When your boss is Donald Trump, it’s probably difficult to differentiate right from wrong, or what constitutes “bad press.” Nevertheless, the White House, apparently embarrassed by near-daily revelations of ethics violations by its Cabinet secretaries, apparently decided last month that it was time for a little remedial lesson in how to avoid headlines like “V.A. Chief Shulkin Made Up an Award to Take His Wife on a Taxpayer-Funded European Vacation,” and “Ben Carson Thinks His $31,000 Office Redesign Was Totally Reasonable.” CNN reports that the White House held a series of private meetings in February with four Cabinet-level officials to “scold them for embarrassing stories about questionable ethical behavior at their respective agencies,” and to give them a crash course in Ethical Behavior 101.

Among the officials getting an earful from the principal were Ryan Zinke, whose department blamed Barack Obama for its inability to explain the interior secretary’s private-jet habit; HUD Secretary Ben Carson, whose office recently came into possession of (and then allegedly returned!) a $31,000 dining-room set; E.P.A. Administrator Scott Pruitt, who told the press that his security detail forced him to fly first or business class because someone was mean to him in an airport once; and Veterans Affairs Secretary David Shulkin, whose wife got to see Wimbledon on the taxpayer’s dime, and who may or may not have made the secret service pick up his dry cleaning.

The meetings, held at the request of Chief of Staff John Kelly, were reportedly meant to provide ”a clear message that optics matter;” officials were given a document called ”creating a culture of compliance,“ which laid out advice like:

  • “You are the best guardian of your reputation. Your recordkeeping practices must be designed with a purpose to prove innocence at the complaint phase or with the press”;
  • “Optics questions: Does the event or travel further the President’s priorities, your department or agency’s mission; or, does it appear
    recreational or entertainment in nature”;
  • “Remember, an ethics opinion matters only if the ethics officer received all of the information”;
  • And our personal favorite: “Even if legal, does not mean you should do it—always consider optics.”

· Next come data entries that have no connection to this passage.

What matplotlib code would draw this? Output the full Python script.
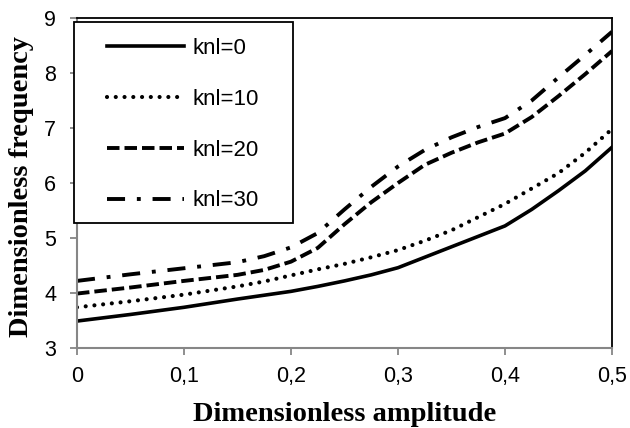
import matplotlib
matplotlib.use("Agg")
import matplotlib.pyplot as plt
from matplotlib.patches import Rectangle
from matplotlib.ticker import FixedLocator, FuncFormatter

plt.rcParams['font.family'] = ['Liberation Sans', 'DejaVu Sans']
plt.rcParams['lines.scale_dashes'] = False

# amplitude samples
amp = [0, 0.05, 0.1, 0.15, 0.175, 0.2, 0.225, 0.25, 0.275, 0.3,
       0.325, 0.35, 0.375, 0.4, 0.425, 0.45, 0.475, 0.5]

# dimensionless frequency for each nonlinear stiffness
freq_knl0 = [3.49, 3.61, 3.74, 3.89, 3.96, 4.03, 4.12, 4.22, 4.33, 4.46,
             4.65, 4.84, 5.03, 5.22, 5.52, 5.86, 6.22, 6.65]
freq_knl10 = [3.74, 3.85, 3.97, 4.12, 4.21, 4.32, 4.43, 4.53, 4.65, 4.78,
              4.95, 5.14, 5.38, 5.62, 5.90, 6.18, 6.55, 6.98]
freq_knl20 = [3.99, 4.10, 4.22, 4.33, 4.42, 4.57, 4.82, 5.25, 5.65, 6.00,
              6.33, 6.55, 6.74, 6.90, 7.20, 7.58, 7.98, 8.40]
freq_knl30 = [4.22, 4.34, 4.45, 4.56, 4.67, 4.83, 5.09, 5.52, 5.93, 6.30,
              6.60, 6.83, 7.02, 7.18, 7.50, 7.92, 8.33, 8.75]

labels = ['knl=0', 'knl=10', 'knl=20', 'knl=30']
xticks = [0, 0.1, 0.2, 0.3, 0.4, 0.5]
yticks = [3, 4, 5, 6, 7, 8, 9]

fig = plt.figure(figsize=(6.3, 4.28), dpi=100)
ax = fig.add_axes([0.1222, 0.1869, 0.8492, 0.7710])

ax.plot(amp, freq_knl0, color='black', lw=2.6, linestyle='-', label=labels[0])
ax.plot(amp, freq_knl10, color='black', lw=3.0, linestyle=(0, (0.01, 6.3)),
        dash_capstyle='round', label=labels[1])
ax.plot(amp, freq_knl20, color='black', lw=2.8, linestyle=(0, (9.0, 3.6)),
        dash_capstyle='butt', label=labels[2])
ax.plot(amp, freq_knl30, color='black', lw=2.8, linestyle=(0, (13.0, 8.5, 2.8, 8.5)),
        dash_capstyle='butt', label=labels[3])

ax.set_xlim(0, 0.5)
ax.set_ylim(3, 9)
ax.xaxis.set_major_locator(FixedLocator(xticks))
ax.yaxis.set_major_locator(FixedLocator(yticks))
ax.xaxis.set_major_formatter(FuncFormatter(lambda v, p: ('%g' % v).replace('.', ',')))
ax.yaxis.set_major_formatter(FuncFormatter(lambda v, p: '%d' % v))
ax.tick_params(axis='both', direction='out', length=5, width=1.3, color='#868686',
               labelsize=15.5)
ax.tick_params(axis='x', pad=8)
ax.tick_params(axis='y', pad=10)

for side in ('left', 'bottom'):
    ax.spines[side].set_color('#868686')
    ax.spines[side].set_linewidth(1.5)
for side in ('top', 'right'):
    ax.spines[side].set_color('black')
    ax.spines[side].set_linewidth(1.3)

serif = ['Liberation Serif', 'DejaVu Serif']
ax.set_xlabel('Dimensionless amplitude', family=serif, fontweight='bold', fontsize=20.5)
ax.set_ylabel('Dimensionless frequency', family=serif, fontweight='bold', fontsize=20.5)
ax.xaxis.label.set_va('center')
ax.yaxis.label.set_va('center')
ax.xaxis.set_label_coords(0.5, -0.203)
ax.yaxis.set_label_coords(-0.103, 0.49)

# legend frame drawn separately so the handles can sit further in
frame = Rectangle((-0.0056, 0.3788), 0.4093, 0.6091, transform=ax.transAxes,
                  facecolor='white', edgecolor='black', lw=1.3, clip_on=False, zorder=4)
ax.add_patch(frame)
leg = ax.legend(loc='upper left', bbox_to_anchor=(0.0561, 0.9394), borderaxespad=0,
                borderpad=0, fontsize=16, frameon=False,
                handlelength=3.46, handletextpad=0.4, labelspacing=1.34)
leg.set_zorder(5)

fig.savefig('out.png', dpi=100)
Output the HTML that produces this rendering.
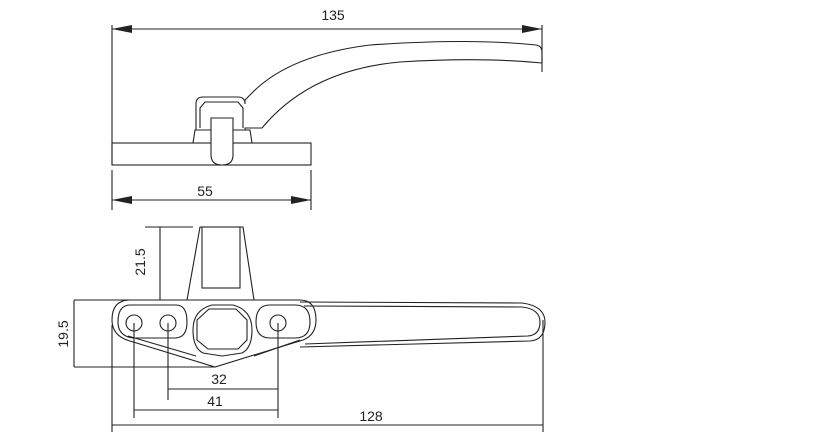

During the sessions, which shockingly did not involve visual aids and a quiz at the end (“You have a meeting in Pittsburgh and you have the option to buy a $1,500 first-class ticket, or a $297 ticket in coach. Which do you choose?”), officials were told to tip the White House off to any potential bad press on the horizon. Unfortunately, not everyone paid attention in class:


Shortly after the session with Zinke, CNN published a report with several examples that ethics watchdogs say raise questions about whether Zinke is misusing his travel privileges, despite receiving approval from the department’s lawyer and ethics officer.

 The White House was disappointed after meeting with Zinke because his agency failed to mention the story, of which Interior was aware and quoted a department spokesperson on the record, the source familiar told CNN.

 Asked about the White House’s unhappiness, an Interior spokesperson who declined to be named, [said,] “This is such a nothingburger.”

Nothingburgers aside, there’s no question that the “anything goes” mentality of the Trump White House starts at the top. Yet even the president has begun to second-guess the Cabinet that he once declared to have “by far the highest I.Q. of any Cabinet ever assembled”; per Axios’s Jonathan Swan, in recent weeks Trump has been “privately question[ing] the basic intelligence of . . . Cabinet officials.”